*** INFORMATION PROVIDED

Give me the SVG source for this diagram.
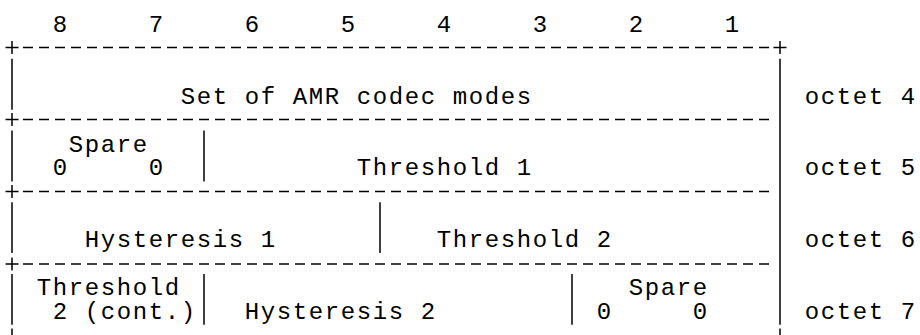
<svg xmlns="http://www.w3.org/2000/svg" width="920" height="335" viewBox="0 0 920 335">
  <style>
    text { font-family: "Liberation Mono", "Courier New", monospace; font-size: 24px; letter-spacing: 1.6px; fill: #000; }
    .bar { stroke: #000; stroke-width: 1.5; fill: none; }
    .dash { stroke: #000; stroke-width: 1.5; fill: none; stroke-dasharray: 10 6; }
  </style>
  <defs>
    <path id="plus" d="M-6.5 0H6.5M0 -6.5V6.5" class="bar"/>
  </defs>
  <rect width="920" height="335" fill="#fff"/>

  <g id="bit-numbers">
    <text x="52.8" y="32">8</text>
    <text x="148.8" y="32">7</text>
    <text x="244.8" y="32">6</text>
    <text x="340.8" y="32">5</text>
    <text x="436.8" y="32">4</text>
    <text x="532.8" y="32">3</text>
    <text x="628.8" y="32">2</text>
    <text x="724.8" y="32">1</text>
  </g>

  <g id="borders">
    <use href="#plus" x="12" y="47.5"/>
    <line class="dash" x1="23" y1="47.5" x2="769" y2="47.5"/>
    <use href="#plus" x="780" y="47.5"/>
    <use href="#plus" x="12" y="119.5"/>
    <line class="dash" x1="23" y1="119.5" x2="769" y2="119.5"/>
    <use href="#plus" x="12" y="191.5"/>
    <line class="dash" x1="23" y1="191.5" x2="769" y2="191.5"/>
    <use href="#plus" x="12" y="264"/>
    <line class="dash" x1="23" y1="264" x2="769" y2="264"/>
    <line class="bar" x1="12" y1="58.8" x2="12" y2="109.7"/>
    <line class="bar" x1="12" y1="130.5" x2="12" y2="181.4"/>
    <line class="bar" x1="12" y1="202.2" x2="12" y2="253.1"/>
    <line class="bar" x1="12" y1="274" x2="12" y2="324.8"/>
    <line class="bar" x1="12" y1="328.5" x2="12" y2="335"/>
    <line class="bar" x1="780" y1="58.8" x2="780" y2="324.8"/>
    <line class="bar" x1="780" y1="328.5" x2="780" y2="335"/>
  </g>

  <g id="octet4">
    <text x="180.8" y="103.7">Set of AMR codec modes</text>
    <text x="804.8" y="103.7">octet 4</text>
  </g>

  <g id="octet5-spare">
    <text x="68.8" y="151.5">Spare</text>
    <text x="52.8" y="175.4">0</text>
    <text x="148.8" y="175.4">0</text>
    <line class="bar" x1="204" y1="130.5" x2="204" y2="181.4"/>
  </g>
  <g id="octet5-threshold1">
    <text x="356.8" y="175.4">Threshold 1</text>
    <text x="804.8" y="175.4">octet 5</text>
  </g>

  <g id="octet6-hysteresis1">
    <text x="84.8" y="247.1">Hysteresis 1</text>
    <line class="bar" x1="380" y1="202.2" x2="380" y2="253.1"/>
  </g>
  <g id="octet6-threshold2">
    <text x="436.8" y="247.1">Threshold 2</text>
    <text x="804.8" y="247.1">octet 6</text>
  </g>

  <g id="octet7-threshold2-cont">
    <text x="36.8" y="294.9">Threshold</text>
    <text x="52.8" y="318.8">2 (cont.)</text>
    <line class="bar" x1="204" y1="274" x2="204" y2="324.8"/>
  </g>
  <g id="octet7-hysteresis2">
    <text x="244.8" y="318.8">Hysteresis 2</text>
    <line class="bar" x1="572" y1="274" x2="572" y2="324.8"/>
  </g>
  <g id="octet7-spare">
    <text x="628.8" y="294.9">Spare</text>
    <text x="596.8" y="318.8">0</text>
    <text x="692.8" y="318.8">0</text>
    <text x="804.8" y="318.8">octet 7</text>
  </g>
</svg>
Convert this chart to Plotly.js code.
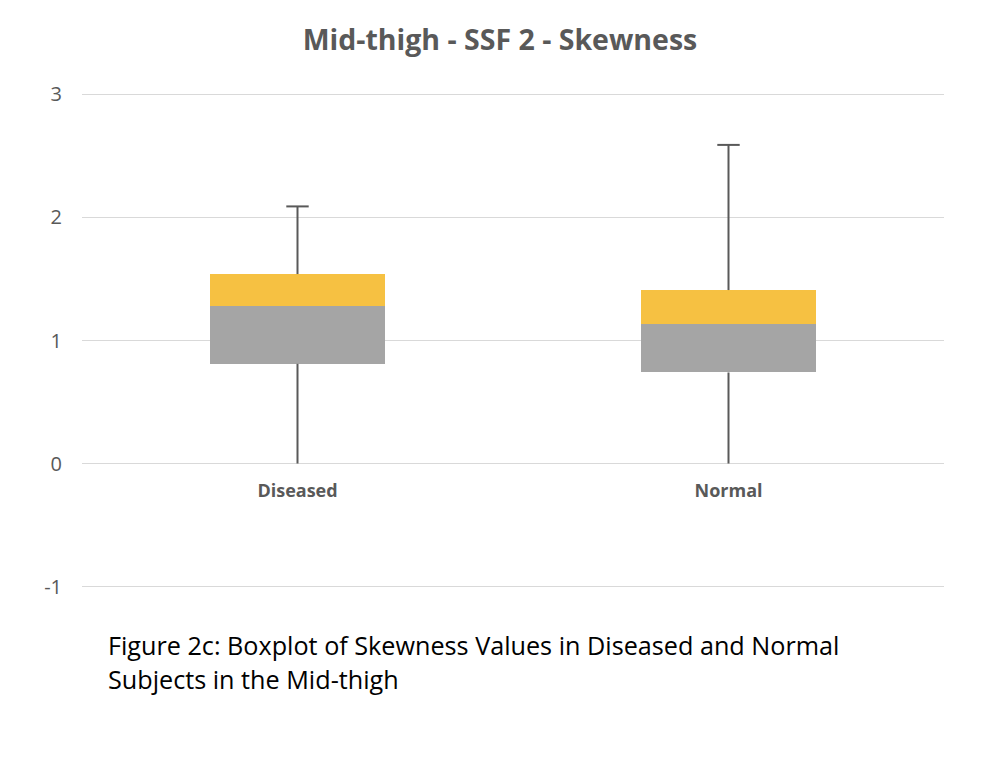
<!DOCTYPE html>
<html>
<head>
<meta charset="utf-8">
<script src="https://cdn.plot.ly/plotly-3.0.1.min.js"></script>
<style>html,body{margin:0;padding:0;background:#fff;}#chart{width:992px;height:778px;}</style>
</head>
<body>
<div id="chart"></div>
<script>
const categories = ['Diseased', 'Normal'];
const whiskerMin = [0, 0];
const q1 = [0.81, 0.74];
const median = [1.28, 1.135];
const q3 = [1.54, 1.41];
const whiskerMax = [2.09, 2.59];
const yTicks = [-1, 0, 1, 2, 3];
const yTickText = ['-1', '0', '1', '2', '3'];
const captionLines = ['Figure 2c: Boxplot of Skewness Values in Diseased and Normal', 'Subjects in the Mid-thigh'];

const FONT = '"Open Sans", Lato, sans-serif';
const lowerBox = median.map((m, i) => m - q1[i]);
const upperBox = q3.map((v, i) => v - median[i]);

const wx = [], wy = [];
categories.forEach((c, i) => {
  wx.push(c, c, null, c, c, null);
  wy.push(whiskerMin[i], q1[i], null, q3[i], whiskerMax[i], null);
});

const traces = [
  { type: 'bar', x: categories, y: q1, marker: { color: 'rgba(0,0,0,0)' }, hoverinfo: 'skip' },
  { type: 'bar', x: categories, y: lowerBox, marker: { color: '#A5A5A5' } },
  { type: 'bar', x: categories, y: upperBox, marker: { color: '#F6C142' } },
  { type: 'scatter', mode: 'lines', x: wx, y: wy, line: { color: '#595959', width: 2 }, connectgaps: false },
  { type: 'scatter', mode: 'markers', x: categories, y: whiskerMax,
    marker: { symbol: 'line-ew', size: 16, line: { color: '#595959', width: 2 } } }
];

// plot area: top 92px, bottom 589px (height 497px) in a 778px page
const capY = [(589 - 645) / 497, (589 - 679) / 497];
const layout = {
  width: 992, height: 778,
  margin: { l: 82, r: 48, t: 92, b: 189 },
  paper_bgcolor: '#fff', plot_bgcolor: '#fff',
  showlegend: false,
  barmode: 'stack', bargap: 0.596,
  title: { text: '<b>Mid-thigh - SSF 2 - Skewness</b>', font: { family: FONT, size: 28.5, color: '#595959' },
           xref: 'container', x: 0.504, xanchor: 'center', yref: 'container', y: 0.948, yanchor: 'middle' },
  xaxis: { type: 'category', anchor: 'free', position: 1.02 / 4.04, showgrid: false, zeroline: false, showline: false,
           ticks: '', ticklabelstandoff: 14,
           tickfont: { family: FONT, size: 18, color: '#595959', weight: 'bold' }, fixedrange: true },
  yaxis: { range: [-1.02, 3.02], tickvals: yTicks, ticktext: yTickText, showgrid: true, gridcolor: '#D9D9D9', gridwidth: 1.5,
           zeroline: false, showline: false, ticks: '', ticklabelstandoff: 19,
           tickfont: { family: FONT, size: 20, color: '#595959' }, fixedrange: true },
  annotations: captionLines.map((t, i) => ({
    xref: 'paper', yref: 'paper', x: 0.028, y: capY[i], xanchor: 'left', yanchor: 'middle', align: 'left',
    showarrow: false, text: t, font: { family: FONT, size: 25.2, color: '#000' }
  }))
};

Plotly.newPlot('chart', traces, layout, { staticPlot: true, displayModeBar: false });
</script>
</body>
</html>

******

PROBLEM
Reproduce every line precisely as given, omitting all pictures.

CORRECT ANSWER
Give me the SVG source for this diagram.
<svg xmlns="http://www.w3.org/2000/svg" width="920" height="335" viewBox="0 0 920 335">
  <style>
    text { font-family: "Liberation Mono", "Courier New", monospace; font-size: 24px; letter-spacing: 1.6px; fill: #000; }
    .bar { stroke: #000; stroke-width: 1.5; fill: none; }
    .dash { stroke: #000; stroke-width: 1.5; fill: none; stroke-dasharray: 10 6; }
  </style>
  <defs>
    <path id="plus" d="M-6.5 0H6.5M0 -6.5V6.5" class="bar"/>
  </defs>
  <rect width="920" height="335" fill="#fff"/>

  <g id="bit-numbers">
    <text x="52.8" y="32">8</text>
    <text x="148.8" y="32">7</text>
    <text x="244.8" y="32">6</text>
    <text x="340.8" y="32">5</text>
    <text x="436.8" y="32">4</text>
    <text x="532.8" y="32">3</text>
    <text x="628.8" y="32">2</text>
    <text x="724.8" y="32">1</text>
  </g>

  <g id="borders">
    <use href="#plus" x="12" y="47.5"/>
    <line class="dash" x1="23" y1="47.5" x2="769" y2="47.5"/>
    <use href="#plus" x="780" y="47.5"/>
    <use href="#plus" x="12" y="119.5"/>
    <line class="dash" x1="23" y1="119.5" x2="769" y2="119.5"/>
    <use href="#plus" x="12" y="191.5"/>
    <line class="dash" x1="23" y1="191.5" x2="769" y2="191.5"/>
    <use href="#plus" x="12" y="264"/>
    <line class="dash" x1="23" y1="264" x2="769" y2="264"/>
    <line class="bar" x1="12" y1="58.8" x2="12" y2="109.7"/>
    <line class="bar" x1="12" y1="130.5" x2="12" y2="181.4"/>
    <line class="bar" x1="12" y1="202.2" x2="12" y2="253.1"/>
    <line class="bar" x1="12" y1="274" x2="12" y2="324.8"/>
    <line class="bar" x1="12" y1="328.5" x2="12" y2="335"/>
    <line class="bar" x1="780" y1="58.8" x2="780" y2="324.8"/>
    <line class="bar" x1="780" y1="328.5" x2="780" y2="335"/>
  </g>

  <g id="octet4">
    <text x="180.8" y="103.7">Set of AMR codec modes</text>
    <text x="804.8" y="103.7">octet 4</text>
  </g>

  <g id="octet5-spare">
    <text x="68.8" y="151.5">Spare</text>
    <text x="52.8" y="175.4">0</text>
    <text x="148.8" y="175.4">0</text>
    <line class="bar" x1="204" y1="130.5" x2="204" y2="181.4"/>
  </g>
  <g id="octet5-threshold1">
    <text x="356.8" y="175.4">Threshold 1</text>
    <text x="804.8" y="175.4">octet 5</text>
  </g>

  <g id="octet6-hysteresis1">
    <text x="84.8" y="247.1">Hysteresis 1</text>
    <line class="bar" x1="380" y1="202.2" x2="380" y2="253.1"/>
  </g>
  <g id="octet6-threshold2">
    <text x="436.8" y="247.1">Threshold 2</text>
    <text x="804.8" y="247.1">octet 6</text>
  </g>

  <g id="octet7-threshold2-cont">
    <text x="36.8" y="294.9">Threshold</text>
    <text x="52.8" y="318.8">2 (cont.)</text>
    <line class="bar" x1="204" y1="274" x2="204" y2="324.8"/>
  </g>
  <g id="octet7-hysteresis2">
    <text x="244.8" y="318.8">Hysteresis 2</text>
    <line class="bar" x1="572" y1="274" x2="572" y2="324.8"/>
  </g>
  <g id="octet7-spare">
    <text x="628.8" y="294.9">Spare</text>
    <text x="596.8" y="318.8">0</text>
    <text x="692.8" y="318.8">0</text>
    <text x="804.8" y="318.8">octet 7</text>
  </g>
</svg>
Convert this chart to Plotly.js code.
<!DOCTYPE html>
<html>
<head>
<meta charset="utf-8">
<script src="https://cdn.plot.ly/plotly-3.0.1.min.js"></script>
<style>html,body{margin:0;padding:0;background:#fff;}#chart{width:992px;height:778px;}</style>
</head>
<body>
<div id="chart"></div>
<script>
const categories = ['Diseased', 'Normal'];
const whiskerMin = [0, 0];
const q1 = [0.81, 0.74];
const median = [1.28, 1.135];
const q3 = [1.54, 1.41];
const whiskerMax = [2.09, 2.59];
const yTicks = [-1, 0, 1, 2, 3];
const yTickText = ['-1', '0', '1', '2', '3'];
const captionLines = ['Figure 2c: Boxplot of Skewness Values in Diseased and Normal', 'Subjects in the Mid-thigh'];

const FONT = '"Open Sans", Lato, sans-serif';
const lowerBox = median.map((m, i) => m - q1[i]);
const upperBox = q3.map((v, i) => v - median[i]);

const wx = [], wy = [];
categories.forEach((c, i) => {
  wx.push(c, c, null, c, c, null);
  wy.push(whiskerMin[i], q1[i], null, q3[i], whiskerMax[i], null);
});

const traces = [
  { type: 'bar', x: categories, y: q1, marker: { color: 'rgba(0,0,0,0)' }, hoverinfo: 'skip' },
  { type: 'bar', x: categories, y: lowerBox, marker: { color: '#A5A5A5' } },
  { type: 'bar', x: categories, y: upperBox, marker: { color: '#F6C142' } },
  { type: 'scatter', mode: 'lines', x: wx, y: wy, line: { color: '#595959', width: 2 }, connectgaps: false },
  { type: 'scatter', mode: 'markers', x: categories, y: whiskerMax,
    marker: { symbol: 'line-ew', size: 16, line: { color: '#595959', width: 2 } } }
];

// plot area: top 92px, bottom 589px (height 497px) in a 778px page
const capY = [(589 - 645) / 497, (589 - 679) / 497];
const layout = {
  width: 992, height: 778,
  margin: { l: 82, r: 48, t: 92, b: 189 },
  paper_bgcolor: '#fff', plot_bgcolor: '#fff',
  showlegend: false,
  barmode: 'stack', bargap: 0.596,
  title: { text: '<b>Mid-thigh - SSF 2 - Skewness</b>', font: { family: FONT, size: 28.5, color: '#595959' },
           xref: 'container', x: 0.504, xanchor: 'center', yref: 'container', y: 0.948, yanchor: 'middle' },
  xaxis: { type: 'category', anchor: 'free', position: 1.02 / 4.04, showgrid: false, zeroline: false, showline: false,
           ticks: '', ticklabelstandoff: 14,
           tickfont: { family: FONT, size: 18, color: '#595959', weight: 'bold' }, fixedrange: true },
  yaxis: { range: [-1.02, 3.02], tickvals: yTicks, ticktext: yTickText, showgrid: true, gridcolor: '#D9D9D9', gridwidth: 1.5,
           zeroline: false, showline: false, ticks: '', ticklabelstandoff: 19,
           tickfont: { family: FONT, size: 20, color: '#595959' }, fixedrange: true },
  annotations: captionLines.map((t, i) => ({
    xref: 'paper', yref: 'paper', x: 0.028, y: capY[i], xanchor: 'left', yanchor: 'middle', align: 'left',
    showarrow: false, text: t, font: { family: FONT, size: 25.2, color: '#000' }
  }))
};

Plotly.newPlot('chart', traces, layout, { staticPlot: true, displayModeBar: false });
</script>
</body>
</html>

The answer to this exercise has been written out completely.